Edwards Says Increasing Access To Out-Of-State Insurers Will Help Vulnerable Populations | New Hampshire Public Radio

Edwards Says Increasing Access To Out-Of-State Insurers Will Help Vulnerable Populations

Oct 25, 2018

Credit Allegra Boverman for NHPR

The Republican candidate in New Hampshire's 1st Congressional District Eddie Edwards says he supports the repeal of the Affordable Care Act. For people who currently rely on expanded Medicaid, he says, increasing access to insurers across the country would bring down costs.

All Things Considered Host Peter Biello spoke with Edwards about healthcare policy. All Things Considered is speaking with all congressional candidates this week.

(This transcript has been edited lightly for clarity.)


In a recent forum with NHPR you said that you supported lawsuits against pharmaceutical companies that would require them to pay more for the cost of the opioid crisis. You also said that more needed to be done to tackle the opioid crisis. So what more needs to be done specifically?

I absolutely believe the pharmaceutical companies should have a role in paying for this. But the other thing we need to do is really stop and take a moment to really assess what we're doing to young people in this country. As you dive deeper and deeper into this policy arena, you start to realize that we are really drugging young people. Nearly a quarter of all of our children under the age of 18 in our country now are on at least one type of antidepressant. Some of those kids are taking opiates as well. So instead of using pills why don’t we try diets, nutritional programs, we shouldn't say diets, but nutritional programs. So there are a lot of different things that we could do to really help young people. Once a person is addicted to a substance like an opiate, that's a lifelong struggle. So we have to make sure that we have treatment facilities and we have ways of making sure that new folks aren't being addicted to the substance and we enforce our laws.

I want to talk about veterans’ health care for a moment. The task force looking at the future of the Manchester VA did not recommend the construction of a full-service VA here in New Hampshire. A few weeks ago on NHPR you said that you supported the construction of a full-service VA in New Hampshire. So explain to us, why break so drastically with a panel of people who had been studying this issue for months?

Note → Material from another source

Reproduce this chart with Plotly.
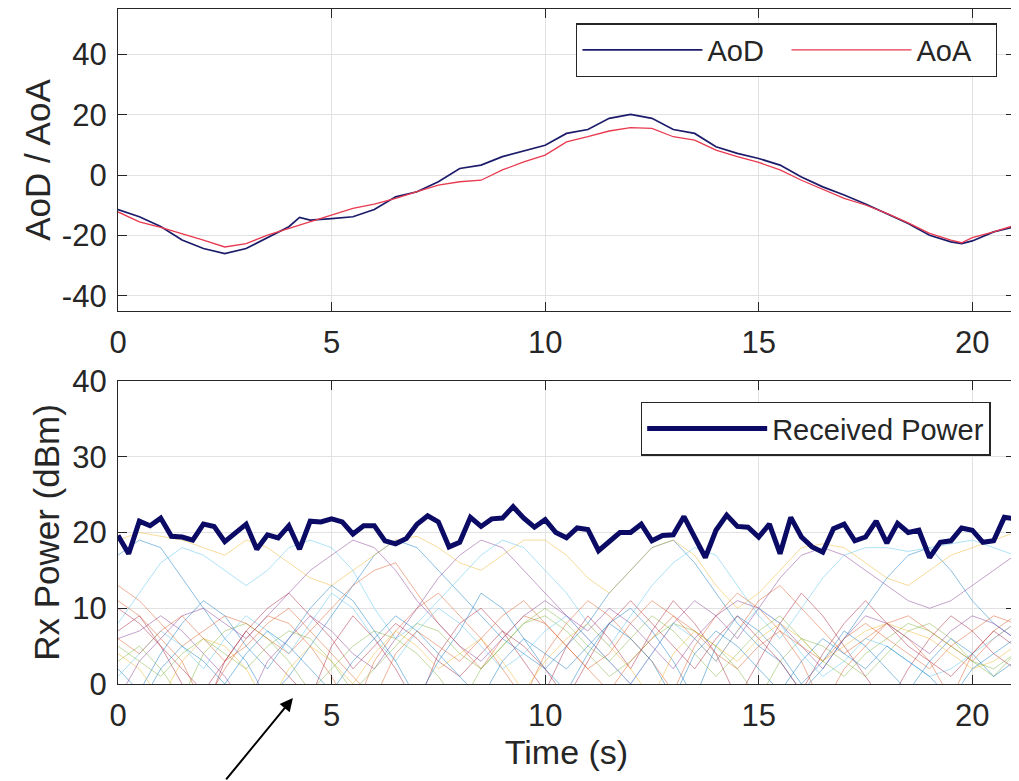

Well because I'm breaking with our veterans, I'm breaking with our veterans. Our veterans, they continue to hear lip service. It seems to me, no matter what program we talk about, the veterans get the short end of the stick.

So did you learn something while campaigning or in your research that suggests that this task force was wrong, that in fact what we need a full- service VA in New Hampshire?

Well to be honest, I haven’t reviewed the task force reports. I'm looking at the men and women who I look in their faces and they look at me in my face. We also have to be honest here, too. We're sending veterans outside the state who don't have transportation in many cases, who can't afford to go outside the state, to receive the health care they need. We're having them wait for months to get the care they need.

That is not supported by the data, I should say.

Right, but I guess it may not be on a percentage-wise, but if you're the veteran who's waiting, or if you’re the veteran whose family is waiting, and you didn’t get your coverage, you may have a different story.

You mentioned on NHPR a couple of weeks ago that that if the Affordable Care Act is repealed, and you do support the repeal, although you do support certain provisions of the Affordable Care Act such as preventing people from being prevented insurance for preexisting conditions. You said that if it's repealed and people like the folks who get expanded Medicaid suddenly lose their coverage, you said “They will have affordable health care.” So I wanted to ask you, how? How would they have it if they lost expanded Medicaid?

Right, so when you put something in place like the Affordable Care Act and you call it affordable because you force people to buy it and you force people to buy something they can't not afford, this is an issue of cost. And the best way to do this is to make sure you have access. So for those folks who are on the lower income scale, if we can provide greater access to them, if we can drive down the cost by providing more options for them where they can select their insurance across the country, and so once we start doing those things I think you will find that the system itself will reduce. We've always taken care of our vulnerable populations. We're not going to allow our fellow citizens to be without health care on the streets.

But we may, I mean, the free market has in the past left some people out of the system. That’s why expanded Medicaid ended up covering 40,000 plus people.

Well, there's been people who didn't have insurance. No one's been left without medical care if they needed it. But we want to make sure that everyone has health insurance. And I think we should offer more flexibility, more options. That is how you bring down the cost of health care and we haven't had that yet.

Let me ask you a personal question. How do you get your health care?

My health care is, I'm retired. I'm a retired employee, state employee.

How does that shape the way you feel about health care policy in general and how other people get it or should get it?

It hasn't changed at all. Because I can tell you, I pay more and more every year for my health care like everyone else. And so I would be very interested in reducing the cost of health care, not only for myself, but for everyone else because it would do a lot for me if we can drive down the cost of health care. I don't have free coverage if that's what you’re asking. No I don't. I pay more and more every year for my health care and if we can get a health care system that's free market driven and we can drive down costs, I would benefit, you would benefit, everyone out here listening would benefit.